Records with drawing code
● ● ● ● ● ● ●
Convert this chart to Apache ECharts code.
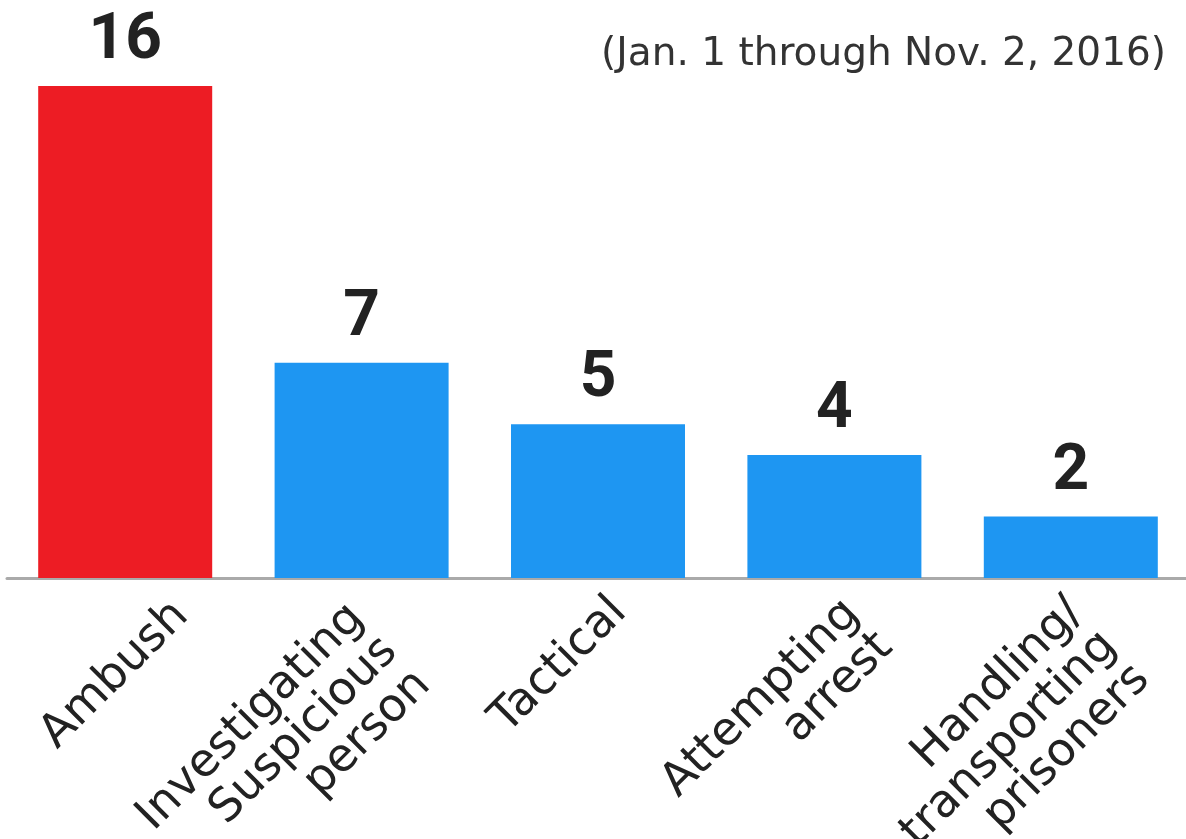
<!DOCTYPE html>
<html>
<head>
<meta charset="utf-8">
<style>
  html, body { margin: 0; padding: 0; background: #ffffff; }
  #chart { width: 1186px; height: 839px; }
</style>
<script src="https://cdn.jsdelivr.net/npm/echarts@6/dist/echarts.min.js"></script>
</head>
<body>
<div id="chart"></div>
<script>
// Officer deaths by circumstance, Jan. 1 through Nov. 2, 2016
const categories = [
  'Ambush',
  'Investigating\nSuspicious\nperson',
  'Tactical',
  'Attempting\narrest',
  'Handling/\ntransporting\nprisoners'
];
const values = [16, 7, 5, 4, 2];
const subtitle = '(Jan. 1 through Nov. 2, 2016)';

const RED = '#ED1C24';
const BLUE = '#1E96F2';
const INK = '#222222';

// Small hand-set nudges for the slanted category labels,
// in the label's own frame: [forward along the text, down across it]
const labelNudge = {
  'Ambush': [28, 28],
  'Investigating\nSuspicious\nperson': [-17, -13],
  'Tactical': [6, 1],
  'Attempting\narrest': [2, 0],
  'Handling/\ntransporting\nprisoners': [-6, -10]
};

const axisCategories = categories.map(name => {
  const n = labelNudge[name] || [0, 0];
  return {
    value: name,
    textStyle: {
      align: 'right',
      verticalAlign: 'top',
      padding: [n[1], -n[0], 0, 0]
    }
  };
});

const chart = echarts.init(document.getElementById('chart'), null, { renderer: 'canvas' });

chart.setOption({
  backgroundColor: '#ffffff',
  animation: false,
  title: {
    text: subtitle,
    right: 15,
    top: 30,
    textStyle: {
      fontFamily: 'DejaVu Sans',
      fontWeight: 'normal',
      fontSize: 39,
      color: '#333333'
    }
  },
  grid: {
    left: 7, width: 1182, top: 86, height: 492,
    containLabel: false,
    outerBoundsMode: 'none'
  },
  xAxis: {
    type: 'category',
    data: axisCategories,
    axisLine: { show: true, lineStyle: { color: '#aaaaaa', width: 3 } },
    axisTick: { show: false },
    axisLabel: {
      interval: 0,
      rotate: 45,
      align: 'right',
      verticalAlign: 'top',
      margin: 14,
      fontFamily: 'DejaVu Sans',
      fontSize: 46,
      lineHeight: 47,
      color: INK
    }
  },
  yAxis: {
    type: 'value',
    min: 0,
    max: 16,
    show: false,
    splitLine: { show: false }
  },
  series: [{
    type: 'bar',
    barWidth: 174,
    data: values.map((v, i) => ({
      value: v,
      itemStyle: { color: i === 0 ? RED : BLUE }
    })),
    label: {
      show: true,
      position: 'top',
      distance: 12,
      fontFamily: 'Roboto',
      fontWeight: 'bold',
      fontSize: 64,
      color: INK
    }
  }]
});
</script>
</body>
</html>
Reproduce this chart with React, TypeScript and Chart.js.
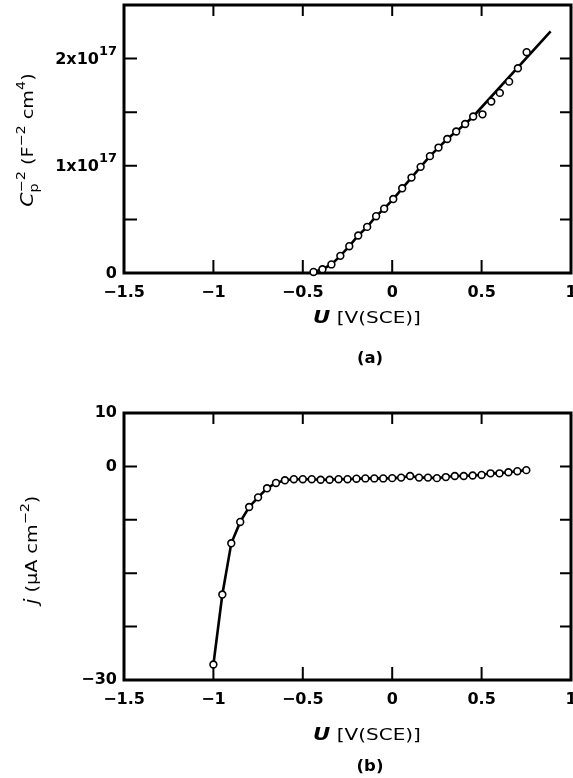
import React, { useEffect, useRef } from "react";
import { Chart, registerables } from "chart.js";

Chart.register(...registerables);

// ---------- data ----------
const xTickValues = [-1.5, -1, -0.5, 0, 0.5, 1];
const xTickLabels = ["\u22121.5", "\u22121", "\u22120.5", "0", "0.5", "1"];

// (a) Mott-Schottky data (measured points)
const capU = [
  -0.44, -0.39, -0.34, -0.29, -0.24, -0.19, -0.14, -0.09, -0.045, 0.006, 0.056,
  0.108, 0.159, 0.211, 0.259, 0.308, 0.358, 0.408, 0.453, 0.505, 0.554, 0.602,
  0.654, 0.703, 0.752,
];
const capVals = [
  0.01e17, 0.035e17, 0.08e17, 0.16e17, 0.25e17, 0.35e17, 0.43e17, 0.53e17,
  0.6e17, 0.69e17, 0.79e17, 0.89e17, 0.99e17, 1.09e17, 1.17e17, 1.25e17,
  1.32e17, 1.39e17, 1.46e17, 1.48e17, 1.6e17, 1.68e17, 1.785e17, 1.91e17,
  2.06e17,
];
// (a) drawn curve (through the low-potential points, then straight extrapolation)
const curveU = [
  -0.44, -0.39, -0.34, -0.29, -0.24, -0.19, -0.14, -0.09, -0.045, 0.006, 0.056,
  0.108, 0.159, 0.211, 0.259, 0.308, 0.358, 0.408, 0.453, 0.886,
];
const curveVals = [
  0.01e17, 0.035e17, 0.08e17, 0.16e17, 0.25e17, 0.35e17, 0.43e17, 0.53e17,
  0.6e17, 0.69e17, 0.79e17, 0.89e17, 0.99e17, 1.09e17, 1.17e17, 1.25e17,
  1.32e17, 1.39e17, 1.46e17, 2.255e17,
];
const capTickValues = [0, 0.5e17, 1e17, 1.5e17, 2e17, 2.5e17];
const capTickMain = ["0", "", "1x10", "", "2x10", ""];
const capTickSup = ["", "", "17", "", "17", ""];

// (b) current density data
const jU = [
  -1.0, -0.95, -0.9, -0.85, -0.8, -0.75, -0.7, -0.65, -0.6, -0.55, -0.5, -0.45,
  -0.4, -0.35, -0.3, -0.25, -0.2, -0.15, -0.1, -0.05, 0.0, 0.05, 0.1, 0.15, 0.2,
  0.25, 0.3, 0.35, 0.4, 0.45, 0.5, 0.55, 0.6, 0.65, 0.7, 0.75,
];
const jVals = [
  -37.1, -24.0, -14.4, -10.4, -7.6, -5.8, -4.1, -3.1, -2.6, -2.4, -2.4, -2.4,
  -2.5, -2.5, -2.4, -2.4, -2.3, -2.25, -2.25, -2.25, -2.2, -2.1, -1.8, -2.1,
  -2.1, -2.2, -2.0, -1.8, -1.8, -1.7, -1.6, -1.3, -1.3, -1.1, -0.9, -0.7,
];
const jTickValues = [-40, -30, -20, -10, 0, 10];
const jTickLabels = ["\u221230", "", "", "", "0", "10"];

// ---------- helpers ----------
const FONT = "'DejaVu Sans', 'Liberation Sans', Arial, sans-serif";

type Run = {
  t: string;
  size: number;
  style?: string;
  weight?: string;
  dy?: number;
  stack?: boolean;
};

function drawRuns(
  ctx: CanvasRenderingContext2D,
  runs: Run[],
  cx: number,
  cy: number,
  rotate: boolean,
  sx: number
) {
  ctx.save();
  ctx.translate(cx, cy);
  if (rotate) ctx.rotate(-Math.PI / 2);
  ctx.scale(sx, 1);
  ctx.fillStyle = "#000";
  ctx.textBaseline = "alphabetic";
  ctx.textAlign = "left";
  const starts: number[] = [];
  let prevStart = 0;
  let prevEnd = 0;
  runs.forEach((r) => {
    ctx.font = `${r.style || "normal"} ${r.weight || "normal"} ${r.size}px ${FONT}`;
    const w = ctx.measureText(r.t).width;
    let s: number, e: number;
    if (r.stack) {
      s = prevStart;
      e = Math.max(prevEnd, s + w);
    } else {
      s = prevEnd;
      e = s + w;
    }
    starts.push(s);
    prevStart = s;
    prevEnd = e;
  });
  const total = prevEnd;
  runs.forEach((r, i) => {
    ctx.font = `${r.style || "normal"} ${r.weight || "normal"} ${r.size}px ${FONT}`;
    ctx.fillText(r.t, starts[i] - total / 2, 6 + (r.dy || 0));
  });
  ctx.restore();
}

const framePlugin = {
  id: "frame",
  beforeDatasetsDraw(chart: any) {
    const { ctx, chartArea: a, scales } = chart;
    const x = scales.x;
    const y = scales.y;
    ctx.save();
    ctx.strokeStyle = "#000";
    ctx.lineWidth = 2;
    ctx.beginPath();
    x.ticks.forEach((t: any) => {
      const px = x.getPixelForValue(t.value);
      if (px <= a.left + 1 || px >= a.right - 1) return;
      ctx.moveTo(px, a.bottom);
      ctx.lineTo(px, a.bottom - 13);
      ctx.moveTo(px, a.top);
      ctx.lineTo(px, a.top + 11);
    });
    y.ticks.forEach((t: any) => {
      const py = y.getPixelForValue(t.value);
      if (py <= a.top + 1 || py >= a.bottom - 1) return;
      ctx.moveTo(a.left, py);
      ctx.lineTo(a.left + 13, py);
      ctx.moveTo(a.right, py);
      ctx.lineTo(a.right - 11, py);
    });
    ctx.stroke();
    ctx.lineWidth = 3;
    ctx.strokeRect(a.left, a.top, a.right - a.left, a.bottom - a.top);
    ctx.restore();
  },
};

function xScale(height: number) {
  return {
    type: "linear",
    min: -1.5,
    max: 1,
    afterBuildTicks: (s: any) => {
      s.ticks = xTickValues.map((v) => ({ value: v }));
    },
    afterFit: (s: any) => {
      s.height = height;
      s.paddingLeft = 0;
      s.paddingRight = 0;
    },
    grid: { display: false, drawTicks: false },
    border: { display: false },
    ticks: {
      autoSkip: false,
      maxRotation: 0,
      padding: 10,
      color: "#000",
      font: { family: FONT, size: 16, weight: "bold" },
      callback: (v: number) => {
        const i = xTickValues.findIndex((t) => Math.abs(t - v) < 1e-9);
        return i >= 0 ? xTickLabels[i] : "";
      },
    },
  };
}

function MottChart() {
  const ref = useRef<HTMLCanvasElement>(null);
  useEffect(() => {
    if (!ref.current) return;
    const titles = {
      id: "titles",
      afterDraw(chart: any) {
        const ctx = chart.ctx;
        const y = chart.scales.y;
        // y tick labels with superscript exponent
        ctx.save();
        ctx.fillStyle = "#000";
        ctx.textBaseline = "middle";
        ctx.textAlign = "right";
        capTickValues.forEach((v, i) => {
          const main = capTickMain[i];
          if (!main) return;
          const py = y.getPixelForValue(v);
          const right = chart.chartArea.left - 7;
          let supW = 0;
          if (capTickSup[i]) {
            ctx.font = `bold 13px ${FONT}`;
            supW = ctx.measureText(capTickSup[i]).width;
            ctx.fillText(capTickSup[i], right, py - 7);
          }
          ctx.font = `bold 16px ${FONT}`;
          ctx.fillText(main, right - supW, py + 1);
        });
        ctx.restore();
        drawRuns(
          ctx,
          [
            { t: "C", size: 17, style: "italic" },
            { t: "p", size: 12, dy: 5 },
            { t: "\u22122", size: 12, dy: -8, stack: true },
            { t: " (F", size: 16 },
            { t: "\u22122", size: 12, dy: -8 },
            { t: " cm", size: 16 },
            { t: "4", size: 12, dy: -8 },
            { t: ")", size: 16 },
          ],
          27,
          140,
          true,
          1.2
        );
        drawRuns(
          ctx,
          [
            { t: "U", size: 17, style: "italic", weight: "bold" },
            { t: " [V(SCE)]", size: 16 },
          ],
          367,
          317,
          false,
          1.25
        );
        drawRuns(ctx, [{ t: "(a)", size: 15, weight: "bold" }], 370, 357, false, 1.1);
      },
    };
    const chart = new Chart(ref.current, {
      type: "scatter",
      data: {
        datasets: [
          {
            data: capU.map((u, i) => ({ x: u, y: capVals[i] })),
            showLine: false,
            pointRadius: 3.4,
            pointBorderWidth: 1.6,
            pointBackgroundColor: "#fff",
            pointBorderColor: "#000",
            clip: false,
          },
          {
            data: curveU.map((u, i) => ({ x: u, y: curveVals[i] })),
            showLine: true,
            borderColor: "#000",
            borderWidth: 2.6,
            pointRadius: 0,
            clip: false,
          },
        ],
      },
      options: {
        animation: false,
        responsive: false,
        events: [],
        layout: { autoPadding: false, padding: { top: 5, right: 2, left: 0, bottom: 0 } },
        plugins: { legend: { display: false }, tooltip: { enabled: false } },
        scales: {
          x: xScale(390 - 273) as any,
          y: {
            type: "linear",
            min: 0,
            max: 2.5e17,
            afterBuildTicks: (s: any) => {
              s.ticks = capTickValues.map((v) => ({ value: v }));
            },
            afterFit: (s: any) => {
              s.width = 124;
              s.paddingTop = 0;
              s.paddingBottom = 0;
            },
            grid: { display: false, drawTicks: false },
            border: { display: false },
            ticks: { display: false },
          },
        },
      },
      plugins: [framePlugin, titles],
    });
    return () => chart.destroy();
  }, []);
  return <canvas ref={ref} width={573} height={390} style={{ display: "block", width: 573, height: 390 }} />;
}

function CurrentChart() {
  const ref = useRef<HTMLCanvasElement>(null);
  useEffect(() => {
    if (!ref.current) return;
    const titles = {
      id: "titles",
      afterDraw(chart: any) {
        const ctx = chart.ctx;
        drawRuns(
          ctx,
          [
            { t: "j", size: 17, style: "italic" },
            { t: " (\u00B5A cm", size: 16 },
            { t: "\u22122", size: 12, dy: -8 },
            { t: ")", size: 16 },
          ],
          31,
          160,
          true,
          1.2
        );
        drawRuns(
          ctx,
          [
            { t: "U", size: 17, style: "italic", weight: "bold" },
            { t: " [V(SCE)]", size: 16 },
          ],
          367,
          344,
          false,
          1.25
        );
        drawRuns(ctx, [{ t: "(b)", size: 15, weight: "bold" }], 370, 375, false, 1.1);
      },
    };
    const chart = new Chart(ref.current, {
      type: "scatter",
      data: {
        datasets: [
          {
            data: jU.map((u, i) => ({ x: u, y: jVals[i] })),
            showLine: true,
            borderColor: "#000",
            borderWidth: 2.6,
            pointRadius: 3.4,
            pointBorderWidth: 1.6,
            pointBackgroundColor: "#fff",
            pointBorderColor: "#000",
            clip: false,
          },
        ],
      },
      options: {
        animation: false,
        responsive: false,
        events: [],
        layout: { autoPadding: false, padding: { top: 23, right: 2, left: 0, bottom: 0 } },
        plugins: { legend: { display: false }, tooltip: { enabled: false } },
        scales: {
          x: xScale(388 - 290) as any,
          y: {
            type: "linear",
            min: -40,
            max: 10,
            afterBuildTicks: (s: any) => {
              s.ticks = jTickValues.map((v) => ({ value: v }));
            },
            afterFit: (s: any) => {
              s.width = 124;
              s.paddingTop = 0;
              s.paddingBottom = 0;
            },
            grid: { display: false, drawTicks: false },
            border: { display: false },
            ticks: {
              autoSkip: false,
              padding: 7,
              color: "#000",
              font: { family: FONT, size: 16, weight: "bold" },
              callback: (v: number) => {
                const i = jTickValues.findIndex((t) => Math.abs(t - v) < 1e-9);
                return i >= 0 ? jTickLabels[i] : "";
              },
            },
          },
        },
      },
      plugins: [framePlugin, titles],
    });
    return () => chart.destroy();
  }, []);
  return <canvas ref={ref} width={573} height={388} style={{ display: "block", width: 573, height: 388 }} />;
}

export default function App() {
  return (
    <div style={{ position: "absolute", left: 0, top: 0, width: 573, height: 778, background: "#fff" }}>
      <MottChart />
      <CurrentChart />
    </div>
  );
}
● ● ● ● ● ● ●
Exercise: Above are the records; repeat their lines from the first through the line containing "const INK = '#222222';", and leave out each picture.

Exercise response:
Convert this chart to Apache ECharts code.
<!DOCTYPE html>
<html>
<head>
<meta charset="utf-8">
<style>
  html, body { margin: 0; padding: 0; background: #ffffff; }
  #chart { width: 1186px; height: 839px; }
</style>
<script src="https://cdn.jsdelivr.net/npm/echarts@6/dist/echarts.min.js"></script>
</head>
<body>
<div id="chart"></div>
<script>
// Officer deaths by circumstance, Jan. 1 through Nov. 2, 2016
const categories = [
  'Ambush',
  'Investigating\nSuspicious\nperson',
  'Tactical',
  'Attempting\narrest',
  'Handling/\ntransporting\nprisoners'
];
const values = [16, 7, 5, 4, 2];
const subtitle = '(Jan. 1 through Nov. 2, 2016)';

const RED = '#ED1C24';
const BLUE = '#1E96F2';
const INK = '#222222';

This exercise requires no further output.